Begin DATA SEGMENT

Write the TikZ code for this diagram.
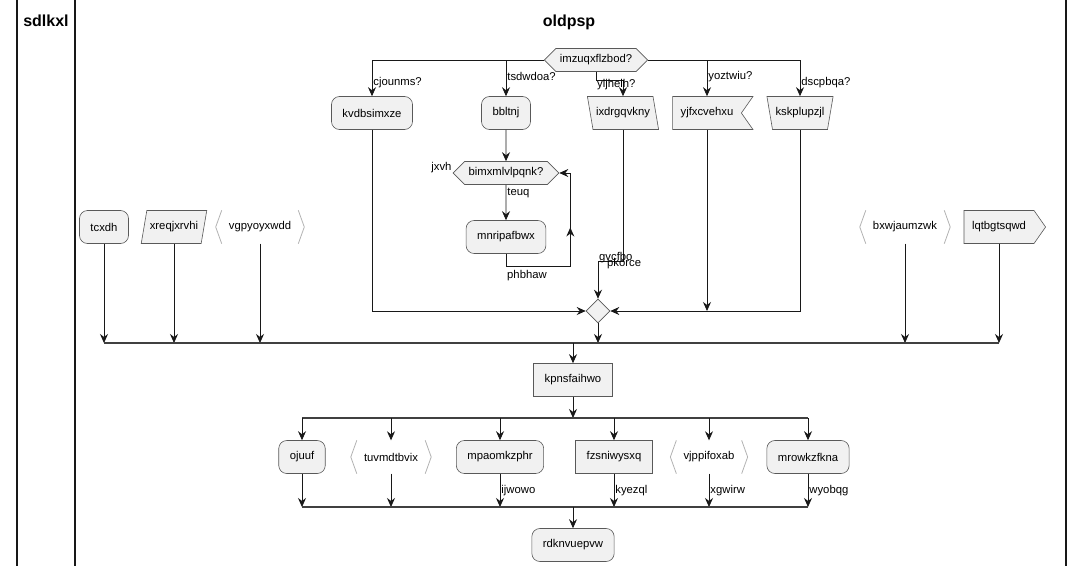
\documentclass[tikz,border=0pt]{standalone}
\usepackage{fontspec}
\setmainfont{Liberation Sans}
\usepackage{xcolor}
\usetikzlibrary{arrows.meta,shapes.geometric,shapes.symbols,decorations.markings}
\definecolor{boxgray}{RGB}{241,241,241}
\definecolor{penline}{RGB}{24,24,24}

\begin{document}
\begin{tikzpicture}[x=1pt, y=-1pt, font=\fontsize{11.3}{13}\selectfont,
  shapepen/.style={draw=black!65, fill=boxgray, line width=0.6pt},
  box/.style={shapepen, minimum height=33pt, inner xsep=11pt},
  roundbox/.style={box, rectangle, rounded corners=8pt},
  rectbox/.style={box, rectangle},
  hexa/.style={shapepen, signal, signal to=east and west, signal pointer angle=90,
    minimum height=23pt, inner xsep=4pt, inner ysep=3pt},
  trap/.style={box, trapezium, trapezium stretches=true, inner xsep=3pt},
  slantR/.style={trap, trapezium left angle=108, trapezium right angle=72},
  slantL/.style={trap, trapezium left angle=72, trapezium right angle=108},
  narrowbox/.style={trap, trapezium left angle=108, trapezium right angle=108},
  notchbox/.style={box, signal, signal to=nowhere, signal from=east, signal pointer angle=110, inner xsep=8pt},
  pointbox/.style={box, signal, signal to=east, signal pointer angle=110, inner xsep=8pt},
  anglebox/.style={rectangle, minimum height=33pt, inner xsep=13pt},
  mergedia/.style={shapepen, diamond, minimum width=24pt, minimum height=24pt, inner sep=0pt},
  tip/.style={-{Stealth[length=9pt, width=8pt, inset=3pt]}},
  flow/.style={draw=penline, line width=0.8pt, tip},
  midarrow/.style={postaction={decorate}, decoration={markings,
    mark=at position #1 with {\arrow{Stealth[length=9pt, width=8pt, inset=3pt]}}}},
  elabel/.style={inner sep=1pt, anchor=west},
  bar/.style={draw=black!75, line width=2.2pt},
  laneline/.style={draw=penline, line width=1.6pt},
  lanetitle/.style={font=\fontsize{16}{18}\selectfont\bfseries},
  angpen/.style={draw=black!30, line width=0.8pt}
]
\useasboundingbox (0,0) rectangle (1083,573);

% lanes
\draw[laneline] (17,0) -- (17,566);
\draw[laneline] (75,0) -- (75,566);
\draw[laneline] (1066,0) -- (1066,566);
\node[lanetitle] (sdlkxl) at (46,21) {sdlkxl};
\node[lanetitle] (oldpsp) at (569,22) {oldpsp};

% top switch
\node[hexa] (q1) at (596,60) {imzuqxflzbod?};
\node[roundbox] (kvdb) at (372,113) {kvdbsimxze};
\node[roundbox] (bblt) at (506,113) {bbltnj};
\node[slantR] (ixdr) at (623,113) {ixdrgqvkny};
\node[notchbox] (yjfx) at (707,113) {yjfxcvehxu};
\node[narrowbox] (kskp) at (800,113) {kskplupzjl};

\draw[flow] (q1.west) -| (kvdb.north) node[elabel, pos=0.815] (lcjo) {cjounms?};
\draw[flow] (q1.west) -| (bblt.north) node[elabel, pos=0.73] (ltsd) {tsdwdoa?};
\draw[flow] (q1.center |- q1.south) -- ++(0,9) -| (ixdr.north);
\node[elabel] (lylj) at ([yshift=-12.5pt]q1.center |- q1.south) {yljhelh?};
\draw[flow] (q1.east) -| (yjfx.north) node[elabel, pos=0.73] (lyoz) {yoztwiu?};
\draw[flow] (q1.east) -| (kskp.north) node[elabel, pos=0.815] (ldsc) {dscpbqa?};

% while loop
\node[hexa] (q2) at (506,173) {bimxmlvlpqnk?};
\node[roundbox] (mnri) at (506,237) {mnripafbwx};
\draw[flow] (bblt) -- (q2);
\draw[flow] (q2) -- (mnri) node[elabel, pos=0.22] (lteu) {teuq};
\node[inner sep=1pt, anchor=east] (ljxv) at ([yshift=5pt]q2.west) {jxvh};
\draw[flow, midarrow=0.64] (mnri.south) -- ++(0,13) -| ([xshift=11pt]q2.east) -- (q2.east);
\node[elabel] (lphb) at ([yshift=-22pt]mnri.south) {phbhaw};

% merge
\node[mergedia] (m1) at (598,311) {};
\draw[flow] (ixdr.south) |- ([yshift=37pt]m1.north) -- (m1.north);
\node[inner sep=1pt, anchor=base west] (lgvc) at ([yshift=38pt]m1.north) {gvcfbo};
\node[inner sep=1pt, anchor=base west] (lpko) at ([xshift=8pt, yshift=32pt]m1.north) {pkorce};
\draw[flow] (kvdb.south) |- (m1.west);
\draw[flow] (kskp.south) |- (m1.east);
\draw[flow] (yjfx.south) -- (yjfx.south |- m1.east);

% fork inputs
\coordinate (b1) at (573,343);
\node[roundbox] (tcxd) at (104,227) {tcxdh};
\node[slantL] (xreq) at (174,227) {xreqjxrvhi};
\node[anglebox] (vgpy) at (260,227) {vgpyoyxwdd};
\node[anglebox] (bxwj) at (905,227) {bxwjaumzwk};
\node[pointbox] (lqtb) at (999,227) {lqtbgtsqwd};
\foreach \n in {tcxd,xreq,vgpy,bxwj,lqtb}
  \draw[flow] (\n.south) -- (\n.south |- b1);
\draw[flow] (m1.south) -- (m1.south |- b1);
\draw[bar] (tcxd.south |- b1) -- (lqtb.south |- b1);

\node[rectbox] (kpns) at (573,380) {kpnsfaihwo};
\draw[flow] (b1) -- (kpns.north);

% second fork
\coordinate (b2) at (573,418);
\coordinate (b3) at (573,507);
\draw[flow] (kpns.south) -- (b2);
\node[roundbox] (ojuu) at (302,457) {ojuuf};
\node[anglebox] (tuvm) at (391,457) {tuvmdtbvix};
\node[roundbox] (mpao) at (500,457) {mpaomkzphr};
\node[rectbox] (fzsn) at (614,457) {fzsniwysxq};
\node[anglebox] (vjpp) at (709,457) {vjppifoxab};
\node[roundbox] (mrow) at (808,457) {mrowkzfkna};
\draw[bar] (ojuu.north |- b2) -- (mrow.north |- b2);
\foreach \n in {ojuu,tuvm,mpao,fzsn,vjpp,mrow}
  \draw[flow] (\n.north |- b2) -- (\n.north);
\draw[flow] (ojuu.south) -- (ojuu.south |- b3);
\draw[flow] (tuvm.south) -- (tuvm.south |- b3);
\draw[flow] (mpao.south) -- (mpao.south |- b3) node[elabel, pos=0.5] (lijw) {ijwowo};
\draw[flow] (fzsn.south) -- (fzsn.south |- b3) node[elabel, pos=0.5] (lkye) {kyezql};
\draw[flow] (vjpp.south) -- (vjpp.south |- b3) node[elabel, pos=0.5] (lxgw) {xgwirw};
\draw[flow] (mrow.south) -- (mrow.south |- b3) node[elabel, pos=0.5] (lwyo) {wyobqg};
\draw[bar] (ojuu.south |- b3) -- (mrow.south |- b3);

\node[roundbox] (rdkn) at (573,545) {rdknvuepvw};
\draw[flow] (b3) -- (rdkn.north);

% angle brackets
\foreach \n in {vgpy,bxwj,tuvm,vjpp} {
  \draw[angpen] ([xshift=6pt]\n.north west) -- (\n.west) -- ([xshift=6pt]\n.south west);
  \draw[angpen] ([xshift=-6pt]\n.north east) -- (\n.east) -- ([xshift=-6pt]\n.south east);
}
\end{tikzpicture}
\end{document}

End DATA SEGMENT

__TASK TO CARRY OUT__
Copy every line of the data word for word, omitting the images.

__REPLY TO THE EXERCISE__
Write the TikZ code for this diagram.
\documentclass[tikz,border=0pt]{standalone}
\usepackage{fontspec}
\setmainfont{Liberation Sans}
\usepackage{xcolor}
\usetikzlibrary{arrows.meta,shapes.geometric,shapes.symbols,decorations.markings}
\definecolor{boxgray}{RGB}{241,241,241}
\definecolor{penline}{RGB}{24,24,24}

\begin{document}
\begin{tikzpicture}[x=1pt, y=-1pt, font=\fontsize{11.3}{13}\selectfont,
  shapepen/.style={draw=black!65, fill=boxgray, line width=0.6pt},
  box/.style={shapepen, minimum height=33pt, inner xsep=11pt},
  roundbox/.style={box, rectangle, rounded corners=8pt},
  rectbox/.style={box, rectangle},
  hexa/.style={shapepen, signal, signal to=east and west, signal pointer angle=90,
    minimum height=23pt, inner xsep=4pt, inner ysep=3pt},
  trap/.style={box, trapezium, trapezium stretches=true, inner xsep=3pt},
  slantR/.style={trap, trapezium left angle=108, trapezium right angle=72},
  slantL/.style={trap, trapezium left angle=72, trapezium right angle=108},
  narrowbox/.style={trap, trapezium left angle=108, trapezium right angle=108},
  notchbox/.style={box, signal, signal to=nowhere, signal from=east, signal pointer angle=110, inner xsep=8pt},
  pointbox/.style={box, signal, signal to=east, signal pointer angle=110, inner xsep=8pt},
  anglebox/.style={rectangle, minimum height=33pt, inner xsep=13pt},
  mergedia/.style={shapepen, diamond, minimum width=24pt, minimum height=24pt, inner sep=0pt},
  tip/.style={-{Stealth[length=9pt, width=8pt, inset=3pt]}},
  flow/.style={draw=penline, line width=0.8pt, tip},
  midarrow/.style={postaction={decorate}, decoration={markings,
    mark=at position #1 with {\arrow{Stealth[length=9pt, width=8pt, inset=3pt]}}}},
  elabel/.style={inner sep=1pt, anchor=west},
  bar/.style={draw=black!75, line width=2.2pt},
  laneline/.style={draw=penline, line width=1.6pt},
  lanetitle/.style={font=\fontsize{16}{18}\selectfont\bfseries},
  angpen/.style={draw=black!30, line width=0.8pt}
]
\useasboundingbox (0,0) rectangle (1083,573);

% lanes
\draw[laneline] (17,0) -- (17,566);
\draw[laneline] (75,0) -- (75,566);
\draw[laneline] (1066,0) -- (1066,566);
\node[lanetitle] (sdlkxl) at (46,21) {sdlkxl};
\node[lanetitle] (oldpsp) at (569,22) {oldpsp};

% top switch
\node[hexa] (q1) at (596,60) {imzuqxflzbod?};
\node[roundbox] (kvdb) at (372,113) {kvdbsimxze};
\node[roundbox] (bblt) at (506,113) {bbltnj};
\node[slantR] (ixdr) at (623,113) {ixdrgqvkny};
\node[notchbox] (yjfx) at (707,113) {yjfxcvehxu};
\node[narrowbox] (kskp) at (800,113) {kskplupzjl};

\draw[flow] (q1.west) -| (kvdb.north) node[elabel, pos=0.815] (lcjo) {cjounms?};
\draw[flow] (q1.west) -| (bblt.north) node[elabel, pos=0.73] (ltsd) {tsdwdoa?};
\draw[flow] (q1.center |- q1.south) -- ++(0,9) -| (ixdr.north);
\node[elabel] (lylj) at ([yshift=-12.5pt]q1.center |- q1.south) {yljhelh?};
\draw[flow] (q1.east) -| (yjfx.north) node[elabel, pos=0.73] (lyoz) {yoztwiu?};
\draw[flow] (q1.east) -| (kskp.north) node[elabel, pos=0.815] (ldsc) {dscpbqa?};

% while loop
\node[hexa] (q2) at (506,173) {bimxmlvlpqnk?};
\node[roundbox] (mnri) at (506,237) {mnripafbwx};
\draw[flow] (bblt) -- (q2);
\draw[flow] (q2) -- (mnri) node[elabel, pos=0.22] (lteu) {teuq};
\node[inner sep=1pt, anchor=east] (ljxv) at ([yshift=5pt]q2.west) {jxvh};
\draw[flow, midarrow=0.64] (mnri.south) -- ++(0,13) -| ([xshift=11pt]q2.east) -- (q2.east);
\node[elabel] (lphb) at ([yshift=-22pt]mnri.south) {phbhaw};

% merge
\node[mergedia] (m1) at (598,311) {};
\draw[flow] (ixdr.south) |- ([yshift=37pt]m1.north) -- (m1.north);
\node[inner sep=1pt, anchor=base west] (lgvc) at ([yshift=38pt]m1.north) {gvcfbo};
\node[inner sep=1pt, anchor=base west] (lpko) at ([xshift=8pt, yshift=32pt]m1.north) {pkorce};
\draw[flow] (kvdb.south) |- (m1.west);
\draw[flow] (kskp.south) |- (m1.east);
\draw[flow] (yjfx.south) -- (yjfx.south |- m1.east);

% fork inputs
\coordinate (b1) at (573,343);
\node[roundbox] (tcxd) at (104,227) {tcxdh};
\node[slantL] (xreq) at (174,227) {xreqjxrvhi};
\node[anglebox] (vgpy) at (260,227) {vgpyoyxwdd};
\node[anglebox] (bxwj) at (905,227) {bxwjaumzwk};
\node[pointbox] (lqtb) at (999,227) {lqtbgtsqwd};
\foreach \n in {tcxd,xreq,vgpy,bxwj,lqtb}
  \draw[flow] (\n.south) -- (\n.south |- b1);
\draw[flow] (m1.south) -- (m1.south |- b1);
\draw[bar] (tcxd.south |- b1) -- (lqtb.south |- b1);

\node[rectbox] (kpns) at (573,380) {kpnsfaihwo};
\draw[flow] (b1) -- (kpns.north);

% second fork
\coordinate (b2) at (573,418);
\coordinate (b3) at (573,507);
\draw[flow] (kpns.south) -- (b2);
\node[roundbox] (ojuu) at (302,457) {ojuuf};
\node[anglebox] (tuvm) at (391,457) {tuvmdtbvix};
\node[roundbox] (mpao) at (500,457) {mpaomkzphr};
\node[rectbox] (fzsn) at (614,457) {fzsniwysxq};
\node[anglebox] (vjpp) at (709,457) {vjppifoxab};
\node[roundbox] (mrow) at (808,457) {mrowkzfkna};
\draw[bar] (ojuu.north |- b2) -- (mrow.north |- b2);
\foreach \n in {ojuu,tuvm,mpao,fzsn,vjpp,mrow}
  \draw[flow] (\n.north |- b2) -- (\n.north);
\draw[flow] (ojuu.south) -- (ojuu.south |- b3);
\draw[flow] (tuvm.south) -- (tuvm.south |- b3);
\draw[flow] (mpao.south) -- (mpao.south |- b3) node[elabel, pos=0.5] (lijw) {ijwowo};
\draw[flow] (fzsn.south) -- (fzsn.south |- b3) node[elabel, pos=0.5] (lkye) {kyezql};
\draw[flow] (vjpp.south) -- (vjpp.south |- b3) node[elabel, pos=0.5] (lxgw) {xgwirw};
\draw[flow] (mrow.south) -- (mrow.south |- b3) node[elabel, pos=0.5] (lwyo) {wyobqg};
\draw[bar] (ojuu.south |- b3) -- (mrow.south |- b3);

\node[roundbox] (rdkn) at (573,545) {rdknvuepvw};
\draw[flow] (b3) -- (rdkn.north);

% angle brackets
\foreach \n in {vgpy,bxwj,tuvm,vjpp} {
  \draw[angpen] ([xshift=6pt]\n.north west) -- (\n.west) -- ([xshift=6pt]\n.south west);
  \draw[angpen] ([xshift=-6pt]\n.north east) -- (\n.east) -- ([xshift=-6pt]\n.south east);
}
\end{tikzpicture}
\end{document}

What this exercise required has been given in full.